• What the task requires: Copy each line exactly. Drop every picture.

• Given data:

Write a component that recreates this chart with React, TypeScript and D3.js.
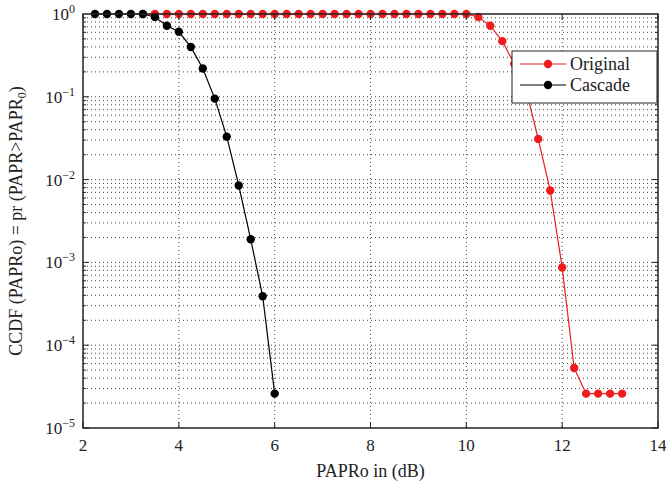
import React, { useEffect, useRef } from "react";
import * as d3 from "d3";

// PAPR0 thresholds (dB) and CCDF values
const cascadeX = [2.25, 2.5, 2.75, 3.0, 3.25, 3.5, 3.75, 4.0, 4.25, 4.5, 4.75, 5.0, 5.25, 5.5, 5.75, 6.0];
const cascadeY = [1, 1, 1, 1, 1, 0.92, 0.72, 0.61, 0.4, 0.22, 0.095, 0.033, 0.0085, 0.0019, 0.00039, 0.000026];

const originalX = [
  3.25, 3.5, 3.75, 4.0, 4.25, 4.5, 4.75, 5.0, 5.25, 5.5, 5.75, 6.0, 6.25, 6.5, 6.75, 7.0, 7.25, 7.5,
  7.75, 8.0, 8.25, 8.5, 8.75, 9.0, 9.25, 9.5, 9.75, 10.0, 10.25, 10.5, 10.75, 11.0, 11.25, 11.5,
  11.75, 12.0, 12.25, 12.5, 12.75, 13.0, 13.25,
];
const originalY = [
  1, 1, 1, 1, 1, 1, 1, 1, 1, 1, 1, 1, 1, 1, 1, 1, 1, 1,
  1, 1, 1, 1, 1, 1, 1, 1, 1, 1, 0.92, 0.72, 0.47, 0.25, 0.12, 0.031,
  0.0074, 0.00087, 0.000053, 0.000026, 0.000026, 0.000026, 0.000026,
];

const xTicks = [2, 4, 6, 8, 10, 12, 14];
const yDecades = [-5, -4, -3, -2, -1, 0];

const series = [
  { name: "Original", color: "#ee1c1c", xs: originalX, ys: originalY },
  { name: "Cascade", color: "#000000", xs: cascadeX, ys: cascadeY },
];

const W = 666;
const H = 487;
const margin = { top: 14, right: 8, bottom: 59, left: 83 };
const font = "Liberation Serif, Times New Roman, DejaVu Serif, serif";

export default function App() {
  const ref = useRef<SVGSVGElement>(null);

  useEffect(() => {
    const svg = d3.select(ref.current);
    svg.selectAll("*").remove();

    const x = d3.scaleLinear().domain([2, 14]).range([margin.left, W - margin.right]);
    const y = d3.scaleLog().domain([1e-5, 1]).range([H - margin.bottom, margin.top]);
    const [x0, x1] = x.range();
    const [y1, y0] = y.range();

    svg.append("rect").attr("width", W).attr("height", H).attr("fill", "#fff");

    // grid
    const grid = svg
      .append("g")
      .attr("stroke", "#333")
      .attr("stroke-width", 0.9)
      .attr("stroke-dasharray", "1,3");
    xTicks.slice(1, -1).forEach((t) => {
      grid.append("line").attr("x1", x(t)).attr("x2", x(t)).attr("y1", y0).attr("y2", y1);
    });
    const minor: number[] = [];
    yDecades.slice(0, -1).forEach((e) => {
      for (let m = 1; m <= 9; m++) minor.push(m * Math.pow(10, e));
    });
    minor.forEach((v) => {
      if (v === 1e-5) return;
      grid.append("line").attr("x1", x0).attr("x2", x1).attr("y1", y(v)).attr("y2", y(v));
    });

    // lines and markers
    svg
      .append("defs")
      .append("clipPath")
      .attr("id", "plotclip")
      .append("rect")
      .attr("x", x0)
      .attr("y", y0 - 8)
      .attr("width", x1 - x0)
      .attr("height", y1 - y0 + 8);
    const line = d3
      .line<[number, number]>()
      .x((d) => x(d[0]))
      .y((d) => y(d[1]));
    series.forEach((s) => {
      const pts = s.xs.map((v, i) => [v, s.ys[i]] as [number, number]);
      const g = svg.append("g").attr("clip-path", "url(#plotclip)");
      g.append("path")
        .attr("d", line(pts))
        .attr("fill", "none")
        .attr("stroke", s.color)
        .attr("stroke-width", 1.2);
      g.selectAll("circle")
        .data(pts)
        .enter()
        .append("circle")
        .attr("cx", (d) => x(d[0]))
        .attr("cy", (d) => y(d[1]))
        .attr("r", 4.2)
        .attr("fill", s.color);
    });

    // axes box
    svg.append("rect")
      .attr("x", x0)
      .attr("y", y0)
      .attr("width", x1 - x0)
      .attr("height", y1 - y0)
      .attr("fill", "none")
      .attr("stroke", "#222")
      .attr("stroke-width", 1.5);

    const ticks = svg.append("g").attr("stroke", "#222").attr("stroke-width", 1);
    xTicks.forEach((t) => {
      ticks.append("line").attr("x1", x(t)).attr("x2", x(t)).attr("y1", y1).attr("y2", y1 - 6);
      ticks.append("line").attr("x1", x(t)).attr("x2", x(t)).attr("y1", y0).attr("y2", y0 + 6);
    });
    minor.forEach((v) => {
      const len = Math.abs(Math.log10(v) - Math.round(Math.log10(v))) < 1e-9 ? 6 : 3;
      ticks.append("line").attr("x1", x0).attr("x2", x0 + len).attr("y1", y(v)).attr("y2", y(v));
      ticks.append("line").attr("x1", x1).attr("x2", x1 - len).attr("y1", y(v)).attr("y2", y(v));
    });

    // tick labels
    svg.append("g")
      .selectAll("text")
      .data(xTicks)
      .enter()
      .append("text")
      .attr("x", (d) => x(d))
      .attr("y", y1 + 23)
      .attr("text-anchor", "middle")
      .style("font-family", font)
      .attr("font-size", 17)
      .attr("fill", "#222")
      .text((d) => d);

    const yl = svg
      .append("g")
      .selectAll("text")
      .data(yDecades)
      .enter()
      .append("text")
      .attr("x", x0 - 8)
      .attr("y", (d) => y(Math.pow(10, d)) + 6)
      .attr("text-anchor", "end")
      .style("font-family", font)
      .attr("font-size", 17)
      .attr("fill", "#222");
    yl.append("tspan").text("10");
    yl.append("tspan")
      .attr("dy", -7)
      .attr("font-size", 12)
      .text((d) => (d === 0 ? "0" : "\u2212" + -d));

    // axis titles
    svg.append("text")
      .attr("x", (x0 + x1) / 2)
      .attr("y", H - 10)
      .attr("text-anchor", "middle")
      .style("font-family", font)
      .attr("font-size", 18)
      .attr("fill", "#222")
      .text("PAPRo in (dB)");

    const yt = svg
      .append("text")
      .attr("transform", `translate(22,${(y0 + y1) / 2}) rotate(-90)`)
      .attr("text-anchor", "middle")
      .style("font-family", font)
      .attr("font-size", 18)
      .attr("fill", "#222");
    yt.append("tspan").text("CCDF (PAPRo) = pr (PAPR>PAPR");
    yt.append("tspan").attr("dy", 4).attr("font-size", 12).text("0");
    yt.append("tspan").attr("dy", -4).text(")");

    // legend
    const lg = svg.append("g").attr("transform", "translate(512,51)");
    lg.append("rect")
      .attr("width", 145)
      .attr("height", 52)
      .attr("fill", "#fff")
      .attr("stroke", "#222")
      .attr("stroke-width", 1);
    series.forEach((s, i) => {
      const yy = 13 + i * 21;
      lg.append("line")
        .attr("x1", 8)
        .attr("x2", 54)
        .attr("y1", yy)
        .attr("y2", yy)
        .attr("stroke", s.color)
        .attr("stroke-width", 1.2);
      lg.append("circle").attr("cx", 36).attr("cy", yy).attr("r", 4.2).attr("fill", s.color);
      lg.append("text")
        .attr("x", 58)
        .attr("y", yy + 6)
        .style("font-family", font)
        .attr("font-size", 18)
        .attr("fill", "#222")
        .text(s.name);
    });
  }, []);

  return (
    <svg
      ref={ref}
      width={W}
      height={H}
      style={{ position: "absolute", left: 0, top: 0, display: "block" }}
    />
  );
}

• The reply:
Write a component that recreates this chart with React, TypeScript and D3.js.
import React, { useEffect, useRef } from "react";
import * as d3 from "d3";

// PAPR0 thresholds (dB) and CCDF values
const cascadeX = [2.25, 2.5, 2.75, 3.0, 3.25, 3.5, 3.75, 4.0, 4.25, 4.5, 4.75, 5.0, 5.25, 5.5, 5.75, 6.0];
const cascadeY = [1, 1, 1, 1, 1, 0.92, 0.72, 0.61, 0.4, 0.22, 0.095, 0.033, 0.0085, 0.0019, 0.00039, 0.000026];

const originalX = [
  3.25, 3.5, 3.75, 4.0, 4.25, 4.5, 4.75, 5.0, 5.25, 5.5, 5.75, 6.0, 6.25, 6.5, 6.75, 7.0, 7.25, 7.5,
  7.75, 8.0, 8.25, 8.5, 8.75, 9.0, 9.25, 9.5, 9.75, 10.0, 10.25, 10.5, 10.75, 11.0, 11.25, 11.5,
  11.75, 12.0, 12.25, 12.5, 12.75, 13.0, 13.25,
];
const originalY = [
  1, 1, 1, 1, 1, 1, 1, 1, 1, 1, 1, 1, 1, 1, 1, 1, 1, 1,
  1, 1, 1, 1, 1, 1, 1, 1, 1, 1, 0.92, 0.72, 0.47, 0.25, 0.12, 0.031,
  0.0074, 0.00087, 0.000053, 0.000026, 0.000026, 0.000026, 0.000026,
];

const xTicks = [2, 4, 6, 8, 10, 12, 14];
const yDecades = [-5, -4, -3, -2, -1, 0];

const series = [
  { name: "Original", color: "#ee1c1c", xs: originalX, ys: originalY },
  { name: "Cascade", color: "#000000", xs: cascadeX, ys: cascadeY },
];

const W = 666;
const H = 487;
const margin = { top: 14, right: 8, bottom: 59, left: 83 };
const font = "Liberation Serif, Times New Roman, DejaVu Serif, serif";

export default function App() {
  const ref = useRef<SVGSVGElement>(null);

  useEffect(() => {
    const svg = d3.select(ref.current);
    svg.selectAll("*").remove();

    const x = d3.scaleLinear().domain([2, 14]).range([margin.left, W - margin.right]);
    const y = d3.scaleLog().domain([1e-5, 1]).range([H - margin.bottom, margin.top]);
    const [x0, x1] = x.range();
    const [y1, y0] = y.range();

    svg.append("rect").attr("width", W).attr("height", H).attr("fill", "#fff");

    // grid
    const grid = svg
      .append("g")
      .attr("stroke", "#333")
      .attr("stroke-width", 0.9)
      .attr("stroke-dasharray", "1,3");
    xTicks.slice(1, -1).forEach((t) => {
      grid.append("line").attr("x1", x(t)).attr("x2", x(t)).attr("y1", y0).attr("y2", y1);
    });
    const minor: number[] = [];
    yDecades.slice(0, -1).forEach((e) => {
      for (let m = 1; m <= 9; m++) minor.push(m * Math.pow(10, e));
    });
    minor.forEach((v) => {
      if (v === 1e-5) return;
      grid.append("line").attr("x1", x0).attr("x2", x1).attr("y1", y(v)).attr("y2", y(v));
    });

    // lines and markers
    svg
      .append("defs")
      .append("clipPath")
      .attr("id", "plotclip")
      .append("rect")
      .attr("x", x0)
      .attr("y", y0 - 8)
      .attr("width", x1 - x0)
      .attr("height", y1 - y0 + 8);
    const line = d3
      .line<[number, number]>()
      .x((d) => x(d[0]))
      .y((d) => y(d[1]));
    series.forEach((s) => {
      const pts = s.xs.map((v, i) => [v, s.ys[i]] as [number, number]);
      const g = svg.append("g").attr("clip-path", "url(#plotclip)");
      g.append("path")
        .attr("d", line(pts))
        .attr("fill", "none")
        .attr("stroke", s.color)
        .attr("stroke-width", 1.2);
      g.selectAll("circle")
        .data(pts)
        .enter()
        .append("circle")
        .attr("cx", (d) => x(d[0]))
        .attr("cy", (d) => y(d[1]))
        .attr("r", 4.2)
        .attr("fill", s.color);
    });

    // axes box
    svg.append("rect")
      .attr("x", x0)
      .attr("y", y0)
      .attr("width", x1 - x0)
      .attr("height", y1 - y0)
      .attr("fill", "none")
      .attr("stroke", "#222")
      .attr("stroke-width", 1.5);

    const ticks = svg.append("g").attr("stroke", "#222").attr("stroke-width", 1);
    xTicks.forEach((t) => {
      ticks.append("line").attr("x1", x(t)).attr("x2", x(t)).attr("y1", y1).attr("y2", y1 - 6);
      ticks.append("line").attr("x1", x(t)).attr("x2", x(t)).attr("y1", y0).attr("y2", y0 + 6);
    });
    minor.forEach((v) => {
      const len = Math.abs(Math.log10(v) - Math.round(Math.log10(v))) < 1e-9 ? 6 : 3;
      ticks.append("line").attr("x1", x0).attr("x2", x0 + len).attr("y1", y(v)).attr("y2", y(v));
      ticks.append("line").attr("x1", x1).attr("x2", x1 - len).attr("y1", y(v)).attr("y2", y(v));
    });

    // tick labels
    svg.append("g")
      .selectAll("text")
      .data(xTicks)
      .enter()
      .append("text")
      .attr("x", (d) => x(d))
      .attr("y", y1 + 23)
      .attr("text-anchor", "middle")
      .style("font-family", font)
      .attr("font-size", 17)
      .attr("fill", "#222")
      .text((d) => d);

    const yl = svg
      .append("g")
      .selectAll("text")
      .data(yDecades)
      .enter()
      .append("text")
      .attr("x", x0 - 8)
      .attr("y", (d) => y(Math.pow(10, d)) + 6)
      .attr("text-anchor", "end")
      .style("font-family", font)
      .attr("font-size", 17)
      .attr("fill", "#222");
    yl.append("tspan").text("10");
    yl.append("tspan")
      .attr("dy", -7)
      .attr("font-size", 12)
      .text((d) => (d === 0 ? "0" : "\u2212" + -d));

    // axis titles
    svg.append("text")
      .attr("x", (x0 + x1) / 2)
      .attr("y", H - 10)
      .attr("text-anchor", "middle")
      .style("font-family", font)
      .attr("font-size", 18)
      .attr("fill", "#222")
      .text("PAPRo in (dB)");

    const yt = svg
      .append("text")
      .attr("transform", `translate(22,${(y0 + y1) / 2}) rotate(-90)`)
      .attr("text-anchor", "middle")
      .style("font-family", font)
      .attr("font-size", 18)
      .attr("fill", "#222");
    yt.append("tspan").text("CCDF (PAPRo) = pr (PAPR>PAPR");
    yt.append("tspan").attr("dy", 4).attr("font-size", 12).text("0");
    yt.append("tspan").attr("dy", -4).text(")");

    // legend
    const lg = svg.append("g").attr("transform", "translate(512,51)");
    lg.append("rect")
      .attr("width", 145)
      .attr("height", 52)
      .attr("fill", "#fff")
      .attr("stroke", "#222")
      .attr("stroke-width", 1);
    series.forEach((s, i) => {
      const yy = 13 + i * 21;
      lg.append("line")
        .attr("x1", 8)
        .attr("x2", 54)
        .attr("y1", yy)
        .attr("y2", yy)
        .attr("stroke", s.color)
        .attr("stroke-width", 1.2);
      lg.append("circle").attr("cx", 36).attr("cy", yy).attr("r", 4.2).attr("fill", s.color);
      lg.append("text")
        .attr("x", 58)
        .attr("y", yy + 6)
        .style("font-family", font)
        .attr("font-size", 18)
        .attr("fill", "#222")
        .text(s.name);
    });
  }, []);

  return (
    <svg
      ref={ref}
      width={W}
      height={H}
      style={{ position: "absolute", left: 0, top: 0, display: "block" }}
    />
  );
}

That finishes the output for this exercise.